● **GOAL**: Faithfully return all lines, omitting every embedded picture.

● **GIVEN DATA**:
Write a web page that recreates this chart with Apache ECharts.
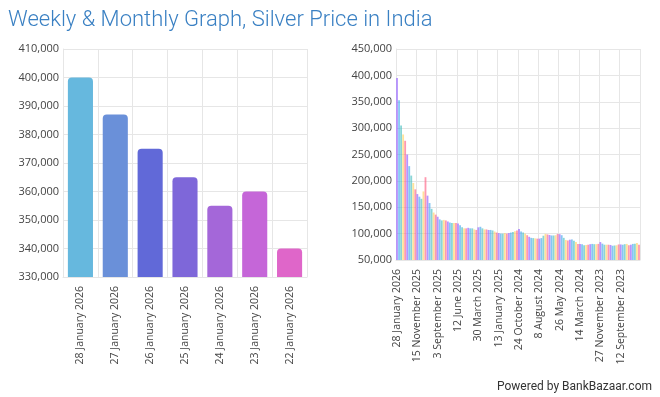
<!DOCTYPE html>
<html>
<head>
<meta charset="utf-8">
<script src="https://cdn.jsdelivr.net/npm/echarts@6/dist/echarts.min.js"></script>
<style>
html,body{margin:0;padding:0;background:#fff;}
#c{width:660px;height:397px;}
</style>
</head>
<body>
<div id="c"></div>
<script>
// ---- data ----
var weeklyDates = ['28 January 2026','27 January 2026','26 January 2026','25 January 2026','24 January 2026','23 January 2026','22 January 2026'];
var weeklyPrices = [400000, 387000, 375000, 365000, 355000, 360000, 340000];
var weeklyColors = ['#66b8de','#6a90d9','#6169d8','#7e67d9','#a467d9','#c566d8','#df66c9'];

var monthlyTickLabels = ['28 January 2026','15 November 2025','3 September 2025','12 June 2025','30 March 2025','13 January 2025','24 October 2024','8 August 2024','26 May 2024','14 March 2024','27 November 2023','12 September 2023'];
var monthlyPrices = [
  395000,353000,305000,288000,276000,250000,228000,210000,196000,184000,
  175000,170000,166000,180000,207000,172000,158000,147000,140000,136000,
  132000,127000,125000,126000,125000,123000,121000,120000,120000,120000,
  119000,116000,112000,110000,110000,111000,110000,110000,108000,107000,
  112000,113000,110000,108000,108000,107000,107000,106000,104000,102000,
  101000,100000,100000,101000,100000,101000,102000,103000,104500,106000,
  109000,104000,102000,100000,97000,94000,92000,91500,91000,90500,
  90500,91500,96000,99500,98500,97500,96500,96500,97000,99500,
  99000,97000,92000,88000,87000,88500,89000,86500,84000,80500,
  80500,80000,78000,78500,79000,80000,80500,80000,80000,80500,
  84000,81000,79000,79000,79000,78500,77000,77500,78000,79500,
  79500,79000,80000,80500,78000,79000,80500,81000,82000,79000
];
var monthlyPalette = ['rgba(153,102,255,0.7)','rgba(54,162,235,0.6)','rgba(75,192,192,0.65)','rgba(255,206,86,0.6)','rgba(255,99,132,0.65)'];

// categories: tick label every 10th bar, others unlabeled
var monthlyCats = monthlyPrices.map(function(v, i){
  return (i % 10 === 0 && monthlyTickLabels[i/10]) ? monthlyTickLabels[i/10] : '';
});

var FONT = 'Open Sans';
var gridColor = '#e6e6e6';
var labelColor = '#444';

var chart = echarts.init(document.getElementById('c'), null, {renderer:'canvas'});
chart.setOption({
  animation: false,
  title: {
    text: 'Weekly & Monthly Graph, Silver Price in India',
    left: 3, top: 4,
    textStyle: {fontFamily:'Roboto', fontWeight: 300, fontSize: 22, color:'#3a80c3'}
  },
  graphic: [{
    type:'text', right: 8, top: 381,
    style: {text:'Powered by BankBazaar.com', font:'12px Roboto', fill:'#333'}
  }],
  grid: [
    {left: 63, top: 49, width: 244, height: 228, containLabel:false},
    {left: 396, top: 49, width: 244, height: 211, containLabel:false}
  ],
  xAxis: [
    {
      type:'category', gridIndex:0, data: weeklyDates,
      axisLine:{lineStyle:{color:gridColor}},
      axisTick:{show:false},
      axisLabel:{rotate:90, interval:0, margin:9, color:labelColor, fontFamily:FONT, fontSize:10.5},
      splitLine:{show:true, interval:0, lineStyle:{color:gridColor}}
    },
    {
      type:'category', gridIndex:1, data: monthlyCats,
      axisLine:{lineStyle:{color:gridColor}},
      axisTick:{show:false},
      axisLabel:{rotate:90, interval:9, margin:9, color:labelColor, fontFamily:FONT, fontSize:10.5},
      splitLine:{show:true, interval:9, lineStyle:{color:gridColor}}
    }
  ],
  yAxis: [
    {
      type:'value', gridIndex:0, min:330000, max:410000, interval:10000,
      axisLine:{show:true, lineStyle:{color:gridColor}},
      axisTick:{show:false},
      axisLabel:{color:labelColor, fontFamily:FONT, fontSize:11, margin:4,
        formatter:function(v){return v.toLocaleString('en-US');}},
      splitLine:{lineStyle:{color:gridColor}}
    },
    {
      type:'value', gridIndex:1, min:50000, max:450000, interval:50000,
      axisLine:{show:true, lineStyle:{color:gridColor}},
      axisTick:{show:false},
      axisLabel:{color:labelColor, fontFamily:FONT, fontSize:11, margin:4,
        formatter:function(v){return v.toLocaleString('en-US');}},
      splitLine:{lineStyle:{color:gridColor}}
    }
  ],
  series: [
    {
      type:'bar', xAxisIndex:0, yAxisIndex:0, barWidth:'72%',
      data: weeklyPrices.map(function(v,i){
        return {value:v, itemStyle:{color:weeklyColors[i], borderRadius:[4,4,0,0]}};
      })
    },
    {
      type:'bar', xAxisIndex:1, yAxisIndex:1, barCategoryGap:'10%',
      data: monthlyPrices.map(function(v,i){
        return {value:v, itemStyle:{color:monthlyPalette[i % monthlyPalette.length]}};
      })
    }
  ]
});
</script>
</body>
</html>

● **EXERCISE RESULT**:
Write a web page that recreates this chart with Apache ECharts.
<!DOCTYPE html>
<html>
<head>
<meta charset="utf-8">
<script src="https://cdn.jsdelivr.net/npm/echarts@6/dist/echarts.min.js"></script>
<style>
html,body{margin:0;padding:0;background:#fff;}
#c{width:660px;height:397px;}
</style>
</head>
<body>
<div id="c"></div>
<script>
// ---- data ----
var weeklyDates = ['28 January 2026','27 January 2026','26 January 2026','25 January 2026','24 January 2026','23 January 2026','22 January 2026'];
var weeklyPrices = [400000, 387000, 375000, 365000, 355000, 360000, 340000];
var weeklyColors = ['#66b8de','#6a90d9','#6169d8','#7e67d9','#a467d9','#c566d8','#df66c9'];

var monthlyTickLabels = ['28 January 2026','15 November 2025','3 September 2025','12 June 2025','30 March 2025','13 January 2025','24 October 2024','8 August 2024','26 May 2024','14 March 2024','27 November 2023','12 September 2023'];
var monthlyPrices = [
  395000,353000,305000,288000,276000,250000,228000,210000,196000,184000,
  175000,170000,166000,180000,207000,172000,158000,147000,140000,136000,
  132000,127000,125000,126000,125000,123000,121000,120000,120000,120000,
  119000,116000,112000,110000,110000,111000,110000,110000,108000,107000,
  112000,113000,110000,108000,108000,107000,107000,106000,104000,102000,
  101000,100000,100000,101000,100000,101000,102000,103000,104500,106000,
  109000,104000,102000,100000,97000,94000,92000,91500,91000,90500,
  90500,91500,96000,99500,98500,97500,96500,96500,97000,99500,
  99000,97000,92000,88000,87000,88500,89000,86500,84000,80500,
  80500,80000,78000,78500,79000,80000,80500,80000,80000,80500,
  84000,81000,79000,79000,79000,78500,77000,77500,78000,79500,
  79500,79000,80000,80500,78000,79000,80500,81000,82000,79000
];
var monthlyPalette = ['rgba(153,102,255,0.7)','rgba(54,162,235,0.6)','rgba(75,192,192,0.65)','rgba(255,206,86,0.6)','rgba(255,99,132,0.65)'];

// categories: tick label every 10th bar, others unlabeled
var monthlyCats = monthlyPrices.map(function(v, i){
  return (i % 10 === 0 && monthlyTickLabels[i/10]) ? monthlyTickLabels[i/10] : '';
});

var FONT = 'Open Sans';
var gridColor = '#e6e6e6';
var labelColor = '#444';

var chart = echarts.init(document.getElementById('c'), null, {renderer:'canvas'});
chart.setOption({
  animation: false,
  title: {
    text: 'Weekly & Monthly Graph, Silver Price in India',
    left: 3, top: 4,
    textStyle: {fontFamily:'Roboto', fontWeight: 300, fontSize: 22, color:'#3a80c3'}
  },
  graphic: [{
    type:'text', right: 8, top: 381,
    style: {text:'Powered by BankBazaar.com', font:'12px Roboto', fill:'#333'}
  }],
  grid: [
    {left: 63, top: 49, width: 244, height: 228, containLabel:false},
    {left: 396, top: 49, width: 244, height: 211, containLabel:false}
  ],
  xAxis: [
    {
      type:'category', gridIndex:0, data: weeklyDates,
      axisLine:{lineStyle:{color:gridColor}},
      axisTick:{show:false},
      axisLabel:{rotate:90, interval:0, margin:9, color:labelColor, fontFamily:FONT, fontSize:10.5},
      splitLine:{show:true, interval:0, lineStyle:{color:gridColor}}
    },
    {
      type:'category', gridIndex:1, data: monthlyCats,
      axisLine:{lineStyle:{color:gridColor}},
      axisTick:{show:false},
      axisLabel:{rotate:90, interval:9, margin:9, color:labelColor, fontFamily:FONT, fontSize:10.5},
      splitLine:{show:true, interval:9, lineStyle:{color:gridColor}}
    }
  ],
  yAxis: [
    {
      type:'value', gridIndex:0, min:330000, max:410000, interval:10000,
      axisLine:{show:true, lineStyle:{color:gridColor}},
      axisTick:{show:false},
      axisLabel:{color:labelColor, fontFamily:FONT, fontSize:11, margin:4,
        formatter:function(v){return v.toLocaleString('en-US');}},
      splitLine:{lineStyle:{color:gridColor}}
    },
    {
      type:'value', gridIndex:1, min:50000, max:450000, interval:50000,
      axisLine:{show:true, lineStyle:{color:gridColor}},
      axisTick:{show:false},
      axisLabel:{color:labelColor, fontFamily:FONT, fontSize:11, margin:4,
        formatter:function(v){return v.toLocaleString('en-US');}},
      splitLine:{lineStyle:{color:gridColor}}
    }
  ],
  series: [
    {
      type:'bar', xAxisIndex:0, yAxisIndex:0, barWidth:'72%',
      data: weeklyPrices.map(function(v,i){
        return {value:v, itemStyle:{color:weeklyColors[i], borderRadius:[4,4,0,0]}};
      })
    },
    {
      type:'bar', xAxisIndex:1, yAxisIndex:1, barCategoryGap:'10%',
      data: monthlyPrices.map(function(v,i){
        return {value:v, itemStyle:{color:monthlyPalette[i % monthlyPalette.length]}};
      })
    }
  ]
});
</script>
</body>
</html>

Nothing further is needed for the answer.